The other day, I had a Facebook conversation with Paula Kiger about duplicate content.
She wanted to know if she could repost an article on a website, after it had run elsewhere.
The short answer? Yes.
The long answer is you can absolutely do that, but I would make sure you do two things:
- Add a line at the bottom that says, “This first appeared on WEBSITE” and link to the original article; and
- Add a canonical link on the back-end of your website or blog to signal to Google that the original article was elsewhere and you aren’t stealing it.
What is Duplicate Content?
Let’s back up for a second.
What the heck is duplicate content?
Duplicate content generally refers to substantive blocks of content within or across domains that either completely match other content or are appreciably similar. Mostly, this is not deceptive in origin.
What this means is there very well could be pages on your website that are the same, most arguably because you have both http and https in your web URL or because you can get to the site using both www and non-www.
For instance, here on this very blog, we have more than 4,000 pages that are considered duplicate.
This, however, isn’t a big deal because, on the back-end, we’ve used canonical links to tell Google which pages are the authority and which to ignore.
Don’t Worry Too Much About it
There is a big misconception that Google will penalize your site if you have duplicate content.
This just isn’t true.
The only reason your site would be penalized for duplicate content is because you are stealing or scraping someone else’s work.
What happens, instead, is Google filters the pages, decides which one has more authority, and shows that in search results.
So if, for example, you had two product pages on your website that had the same copy, but different images, Google could determine which one they thought most important.
To avoid the serendipitous nature of it, you can put a canonical link on the second page that you deem less important. That link would point to the first page.
Or you can just leave it up to chance.
If you don’t want to worry about sorting through duplication on your site, you can let us worry about it instead.
Six Facts About Duplicate Content
Here is what else we know about duplicate content:
- Duplicate content doesn’t cause your site to be penalized, at least not in how we’ve been led to believe. Sure, some of your website pages may not show up in search results, but that’s the worst that can happen (and it’s fixable!).
- Google wants searchers to have diversity in results, which is why the same article doesn’t show up 10 times on the first page of results. The algorithms consolidate the duplicate content pages and show only one version.
- Your site will not be penalized for duplicate content unless its intent is to manipulate search results or because it’s been scraped from somewhere else (which is why the sentence at the end with a link is so important if you are repurposing from another site).
- You can tell Google which page(s) you want to appear in search results by adding canonical links to the duplicate pages that don’t matter. If, however, you leave it up to chance, Google may show a less desirable page in search results.
- Google does try to determine the original source of the content and display that in search results. But if you can help them out, do so.
- Just the other day, we found someone had scraped our content. Typically, we’d leave a comment and ask them to remove it, but this site didn’t have comments enabled. So we filed a DMCA request and Google had it removed.
What About Syndication?
You absolutely can have your content syndicated to other sites.

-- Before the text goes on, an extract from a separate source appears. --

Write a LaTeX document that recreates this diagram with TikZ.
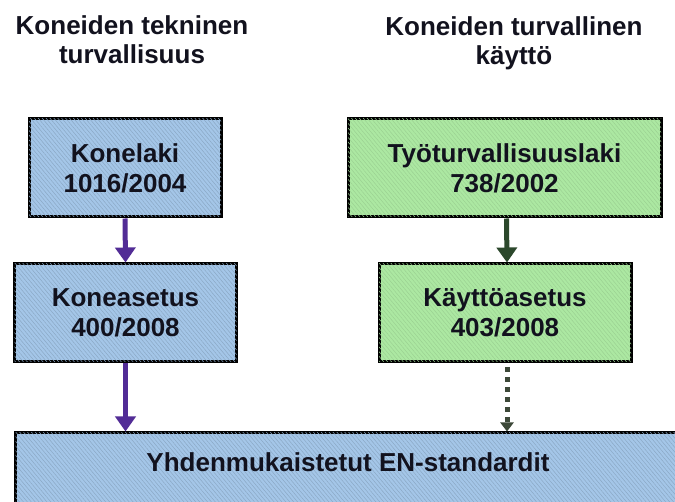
\documentclass[tikz,border=0pt]{standalone}
\usepackage{fontspec}
\setmainfont{Liberation Sans}
\usetikzlibrary{arrows.meta,patterns.meta}
\definecolor{boxblue}{RGB}{164,198,232}
\definecolor{boxgreen}{RGB}{172,232,162}
\definecolor{arrpurple}{RGB}{82,44,150}
\definecolor{arrgreen}{RGB}{44,72,44}
\definecolor{arrdot}{RGB}{60,72,56}
\definecolor{txt}{RGB}{18,18,30}
\tikzset{
  lawbox/.style={draw=black, line width=3pt, inner sep=0pt, align=center, text=txt,
     font=\fontsize{26}{30}\selectfont\bfseries},
  bluebox/.style={lawbox, fill=boxblue,
     postaction={pattern={Lines[angle=-50,distance=3pt,line width=0.5pt]}, pattern color=boxblue!85!black}},
  greenbox/.style={lawbox, fill=boxgreen,
     postaction={pattern={Lines[angle=-50,distance=3pt,line width=0.5pt]}, pattern color=boxgreen!90!black}},
  title/.style={inner sep=0pt, align=center, text=txt, font=\fontsize{26}{29}\selectfont\bfseries},
  purplearrow/.style={draw=arrpurple, line width=5pt, -{Triangle[width=20pt,length=15pt]}},
  greenarrow/.style={draw=arrgreen, line width=5pt, -{Triangle[width=20pt,length=15pt]}},
  dotarrow/.style={draw=arrdot, line width=5pt, dash pattern=on 5pt off 5pt, -{Triangle[width=13pt,length=9pt]}},
}
\begin{document}
\begin{tikzpicture}[x=1pt,y=-1pt]
\clip (0,0) rectangle (675,502);
\fill[white] (0,0) rectangle (675,502);
\node[title] (t1) at (132,40) {Koneiden tekninen\\turvallisuus};
\node[title] (t2) at (514,43) {Koneiden turvallinen\\käyttö};
\node[bluebox, minimum width=192pt, minimum height=98pt] (konelaki) at (125,168) {Konelaki\\1016/2004};
\node[bluebox, minimum width=222pt, minimum height=98pt] (koneasetus) at (125.5,313) {Koneasetus\\400/2008};
\node[greenbox, minimum width=313pt, minimum height=98pt] (tyo) at (504.5,168) {Työturvallisuuslaki\\738/2002};
\node[greenbox, minimum width=252pt, minimum height=98pt] (kaytto) at (505,313) {Käyttöasetus\\403/2008};
\node[bluebox, minimum width=700pt, minimum height=120pt] (std) at (365.5,493) {};
\node[title] (stdtext) at (348,462) {Yhdenmukaistetut EN-standardit};
\draw[purplearrow] (konelaki.south) -- (koneasetus.north);
\draw[purplearrow] (koneasetus.south) -- (koneasetus.south |- std.north);
\draw[greenarrow] ([xshift=2pt]tyo.south) -- ([xshift=2pt]kaytto.north);
\draw[dotarrow] ([xshift=2pt,yshift=-4pt]kaytto.south) -- ([xshift=2pt]kaytto.south |- std.north);
\end{tikzpicture}
\end{document}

This is good! Do this with your industry trade publications.
But do know how it will affect your site’s search results…and theirs.
Here are four ways to handle syndication so Google doesn’t penalize either one of you for scraping content:
- Canonical link: The best solution is to have the site syndicating your content to add that canonical link we talked about earlier. This signals to the search engines that your article is the original and to place it first in search results.
- Direct attribution link: This is the advice I gave to Paula earlier this week because the site she was going to repurpose content doesn’t have the ability to easily (without a programmer) add a canonical link. That direct attribution link at the bottom of the page will work, but it’s definitely not the first choice. Make sure the link goes to the original article and not to the website’s home page.
- NoIndex: You certainly can ask them to place a “noindex” tag on the page so the search engines don’t see it at all. It’s unlikely anyone would do this (I’d tell you to go pound sand) because most webmasters want Google to see their web pages.
- Just go for it. There may be times where you just say, “Screw it,” and let someone syndicate your content without one of these three things happening. You would do this if the site had so much authority (Huffington Post, New York Times, TechCrunch) that it made sense for your name, thoughts, and content to get in front of their readers. Of course, if they won’t do one of the three things listed above—and their domain authority is higher than yours—your original article won’t show up in search results. That may make strategic sense every once in a while.
Hopefully this clears up any confusion about duplicate content.
The TL;DR version of it is that your site will not be penalized unless you are stealing copy from someone else.
What other myths have you uncovered about duplicate content?
P.S. It’s Corina Manea’s birthday today. Join me in wishing her a very happy day!